3. Use Asynchronous Processing with Message Queues


For large data payloads, shift from synchronous API calls to asynchronous processing using message queues like RabbitMQ, AWS SQS, or Azure Service Bus.


Workflow:


  • Client sends a small request with metadata or a reference to the data location.

  • Backend enqueues a message with the payload or a pointer to it.

  • Worker services consume messages and process data asynchronously.

  • Client polls or subscribes to status updates.


Advantages:


  • Keeps API requests small and fast.

  • Improves system resilience and scalability.

  • Decouples client interaction from heavy processing.


4. Compress Payloads Before Transmission


Compressing data reduces payload size, helping fit within gateway limits.


Tips:


  • Use standard compression algorithms like gzip or Brotli.

  • Ensure both client and server support compression and decompression.

  • Compress JSON or XML payloads to reduce size significantly.


Compression works best when data contains repetitive patterns or text.


5. Optimize Data Formats and Payload Structure


Sometimes payloads are large due to inefficient data formats or unnecessary data.


Strategies:


  • Use binary formats like Protocol Buffers or MessagePack instead of JSON.

  • Remove redundant fields and minimize nested structures.

  • Send only required data, avoiding over-fetching.


Optimizing payloads reduces size and improves parsing speed.


Example Architecture Combining Multiple Approaches


Imagine a photo-sharing app where users upload high-resolution images. The API gateway limits uploads to 10 MB, but images often exceed this size.


Solution:


  • Client requests a pre-signed URL from the API.

  • Client uploads the image directly to cloud storage using the URL.

  • After upload, client sends a small JSON payload with image metadata to the API.

  • Backend processes metadata and triggers asynchronous image processing via a message queue.

  • Client receives status updates through WebSocket or polling.


This architecture avoids payload limits, improves upload speed, and scales well.

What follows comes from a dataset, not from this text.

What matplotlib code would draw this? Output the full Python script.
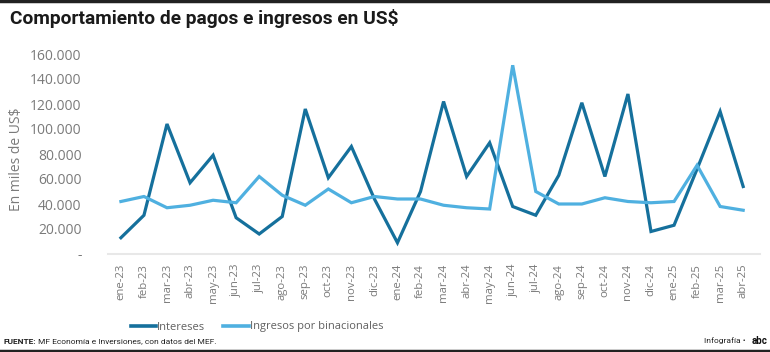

Best Practices for Designing Payload-Friendly APIs


  • Set clear payload size expectations in API documentation.

  • Validate payload sizes early to provide meaningful error messages.

  • Use streaming APIs when possible to handle large data efficiently.

  • Monitor payload sizes and gateway errors to identify bottlenecks.

  • Test with realistic payloads to ensure your architecture handles edge cases.